There it was again, that dream that I’ve had so often. It hasn’t come for quite some time, but last night it came again. I’m in college, but I haven’t been going to class—indeed, don’t know how to find the classroom for whatever subject is involved. Of course, I haven’t been studying or keeping up. The dream takes several forms—sometimes I’m taking a class I despise, like paleontology. Sometimes it’s a subject I’m fairly good at but would still need to do the assignments. It always ends with my assuring myself that I already have a college degree, and I don’t need these credits. I’m told it’s the almost the most common recurring dream for many adults.
Last night’s version was a bit different. I knew I had a doctorate in English, but I wanted to teach, so I was back in school taking philosophy, English and French. I had to spend all my time on a thick, dense philosophy book, so I ignored English and French, subjects I’ve always been good at. There are several flaws in this dream: I never wanted to teach, because while I’m pretty good at leading workshops, I’m lousy at regular classroom presentations. I’ve done enough teaching at the college level in my day to know that I don’t shine in the classroom. But I wouldn’t need to go back to school if I wanted to teach—I have the qualifications already. So where did this come from?
Psychologists are reluctant to offer firm theories about dream interpretation, but off the record some suggest that this dream is typical of type A personalities, people with strong ambition and drive who like to be in control, feel a sense of urgency, and value success (guilty!). The dream is likely to come in times of stress, when the dreamer is afraid of not meeting a certain goal (guilty again!).
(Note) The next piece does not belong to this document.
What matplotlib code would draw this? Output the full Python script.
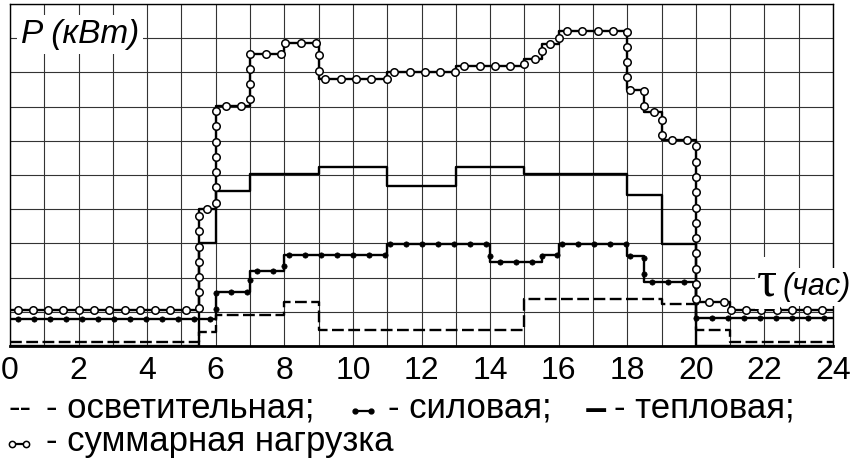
import numpy as np
import matplotlib
matplotlib.use("Agg")
import matplotlib.pyplot as plt
from matplotlib.patheffects import AbstractPathEffect
from matplotlib.path import Path
from matplotlib.transforms import Affine2D, IdentityTransform
from matplotlib import colors as mcolors

plt.rcParams['font.family'] = ['Liberation Sans', 'DejaVu Sans']
plt.rcParams['lines.scale_dashes'] = False

# ---------------- data (hours, kW in grid units) ----------------
hours_ticks = list(range(0, 25, 2))

light_edges = [0, 5.5, 6, 8, 9, 15, 19, 20, 21, 24]
light_vals = [0.13, 0.42, 0.9, 1.3, 0.47, 1.37, 1.23, 0.47, 0.13]

power_edges = [0, 6, 7, 8, 11, 14, 15.5, 16, 18, 18.5, 20, 24]
power_vals = [0.78, 1.57, 2.2, 2.67, 2.98, 2.46, 2.66, 2.98, 2.63, 1.88, 0.82]

thermal_edges = [0, 5.5, 6, 7, 9, 11, 13, 15, 18, 19, 20, 24]
thermal_vals = [0.0, 3.0, 4.54, 5.03, 5.24, 4.68, 5.24, 5.03, 4.41, 2.97, 0.0]

total_edges = [0, 5.5, 6, 7, 8, 9, 11, 13, 15, 15.5, 16, 18, 18.5, 19, 20, 21, 24]
total_vals = [1.05, 4.0, 7.02, 8.54, 8.86, 7.8, 8.02, 8.2, 8.38, 8.83, 9.22,
              7.49, 6.85, 6.02, 1.3, 1.05]

legend_light = "- осветительная;"
legend_power = "- силовая;"
legend_thermal = "- тепловая;"
legend_total = "- суммарная нагрузка"


class AlongPathMarkers(AbstractPathEffect):
    """Draws the path, then circles at equal spacing along it."""

    def __init__(self, spacing, size, face, edge='black', edge_lw=1.0, offset=0.5):
        super().__init__()
        self.spacing = spacing
        self.size = size
        self.face = face
        self.edge = edge
        self.edge_lw = edge_lw
        self.offset = offset

    def draw_path(self, renderer, gc, tpath, affine, rgbFace=None):
        renderer.draw_path(gc, tpath, affine, rgbFace)
        verts = affine.transform(tpath.vertices)
        seg = np.diff(verts, axis=0)
        seglen = np.hypot(seg[:, 0], seg[:, 1])
        cum = np.concatenate([[0.0], np.cumsum(seglen)])
        step = renderer.points_to_pixels(self.spacing)
        s = np.arange(step * self.offset, cum[-1], step)
        if len(s) == 0:
            return
        idx = np.clip(np.searchsorted(cum, s, side='right') - 1, 0, len(seglen) - 1)
        safe = np.where(seglen[idx] > 0, seglen[idx], 1.0)
        frac = (s - cum[idx]) / safe
        pts = verts[idx] + seg[idx] * frac[:, None]
        gc0 = renderer.new_gc()
        gc0.copy_properties(gc)
        gc0.set_linewidth(self.edge_lw)
        gc0.set_foreground(self.edge)
        gc0.set_dashes(0, None)
        r = renderer.points_to_pixels(self.size) / 2.0
        renderer.draw_markers(gc0, Path.unit_circle(), Affine2D().scale(r),
                              Path(pts), IdentityTransform(),
                              mcolors.to_rgba(self.face))
        gc0.restore()


W, H = 860, 462
fig = plt.figure(figsize=(W / 100, H / 100), dpi=100)
fig.patch.set_facecolor('white')
ax = fig.add_axes([10 / W, (H - 346) / H, 823 / W, 342 / H])
ax.set_xlim(0, 24)
ax.set_ylim(0, 10)

ax.set_xticks(hours_ticks)
ax.set_xticks(range(0, 25), minor=True)
ax.set_yticks(range(0, 11))
ax.set_yticklabels([])
ax.grid(True, which='both', color='#333333', lw=0.8)
ax.set_axisbelow(True)
ax.tick_params(axis='both', which='both', length=0)
ax.tick_params(axis='x', labelsize=23, pad=7, colors='black')
for sp in ax.spines.values():
    sp.set_color('black')
    sp.set_linewidth(1.0)
ax.spines['bottom'].set_linewidth(2.0)


def step_xy(edges, vals):
    return edges, list(vals) + [vals[-1]]


x, y = step_xy(light_edges, light_vals)
ax.plot(x, y, drawstyle='steps-post', color='black', lw=1.7,
        dashes=(8.5, 3.2), zorder=3)

x, y = step_xy(thermal_edges, thermal_vals)
ax.plot(x, y, drawstyle='steps-post', color='black', lw=1.7, zorder=4)

x, y = step_xy(power_edges, power_vals)
ax.plot(x, y, drawstyle='steps-post', color='black', lw=1.7, zorder=5,
        path_effects=[AlongPathMarkers(spacing=11.5, size=3.8, face='black',
                                       edge='black', edge_lw=0.5)])

x, y = step_xy(total_edges, total_vals)
ax.plot(x, y, drawstyle='steps-post', color='black', lw=1.7, zorder=6,
        path_effects=[AlongPathMarkers(spacing=11.0, size=5.4, face='white',
                                       edge='black', edge_lw=1.1)])

# ---- axis captions with white boxes ----
def fx(px):
    return px / W


def fy(py):
    return 1 - py / H


fig.text(fx(21), fy(43), "P (кВт)", fontsize=24, style='italic',
         va='baseline', ha='left', zorder=10,
         bbox=dict(boxstyle='square,pad=0.12', fc='white', ec='none'))
fig.text(fx(757), fy(295), "τ", fontsize=36, family=['Liberation Serif', 'DejaVu Serif'],
         va='baseline', ha='left', zorder=10,
         bbox=dict(boxstyle='square,pad=0.05', fc='white', ec='none'))
fig.text(fx(783), fy(295), "(час)", fontsize=22, style='italic',
         va='baseline', ha='left', zorder=10,
         bbox=dict(boxstyle='square,pad=0.12', fc='white', ec='none'))

# ---- legend (text + small glyphs) ----
LFS = 25
base1, base2 = 418, 451
fig.text(fx(9), fy(base1), "--", fontsize=LFS, va='baseline', ha='left')
fig.text(fx(46), fy(base1), legend_light, fontsize=LFS, va='baseline', ha='left')
fig.add_artist(plt.Line2D([fx(355), fx(371)], [fy(411), fy(411)], color='black',
                          lw=1.6, marker='o', ms=3.5, mfc='black', mec='black',
                          transform=fig.transFigure))
fig.text(fx(388), fy(base1), legend_power, fontsize=LFS, va='baseline', ha='left')
fig.text(fx(585), fy(421), "–", fontsize=29, fontweight='bold',
         va='baseline', ha='left')
fig.text(fx(614), fy(base1), legend_thermal, fontsize=LFS, va='baseline', ha='left')
fig.add_artist(plt.Line2D([fx(12), fx(26)], [fy(444), fy(444)], color='black',
                          lw=1.6, marker='o', ms=4.5, mfc='white', mec='black', mew=1.1,
                          transform=fig.transFigure))
fig.text(fx(46), fy(base2), legend_total, fontsize=LFS, va='baseline', ha='left')

fig.savefig('out.png', dpi=100, facecolor='white')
I would tell you there’s no stress in my life, but that’s not true. I suspect I live in a state of perpetual stress. Right now, the fact that I’m not enjoying driving my car and dread outings where I must drive alone is stressing me, but I can push that to the back of my mind. More prominent, and I recognize it, is stress over my current work-in-progress, the history of a major Texas ranch and the family who owned it for 165 years.
I finished a first draft, getting all the facts, the chronology, the timeline in order. The result is a manuscript that is much shorter than my editor wants, and when I read it, all I could think was “vanilla, it’s plain vanilla.” I know, from working with this editor before, what I must do—I have to go back and interject my storytelling skills, insert fictional scenes and dialogue to make it lively and readable. Of course, that horrifies historians, so I’m caught betwixt and between. But I will go back and begin editing all over again. I just keep procrastinating, and it weighs on my mind. Right now, I’m doing the easy stuff—reading for typos and repetition (gosh, there’s a lot of that) and stylistic inconsistencies. But I’m going to have to buckle down and get serious.
It’s easy to procrastinate these days, what with the national turmoil. I would say I spent a large portion of the morning reading about the latest developments, the latest intrigue—and posting responses online. Last night, a friend who is a political activist said to me, “Keep your opinions coming. They’re valuable.” I hope she’s happy today, because so many things I read about trump and Barr and Giuliani cried out to be shared, information that any intelligent voter needs to know. We live in perilous times, and I think the most important factor is an informed public—some will scoff and cry “fake news,” but the tide has turned.
Tomorrow I’ll get serious about that book.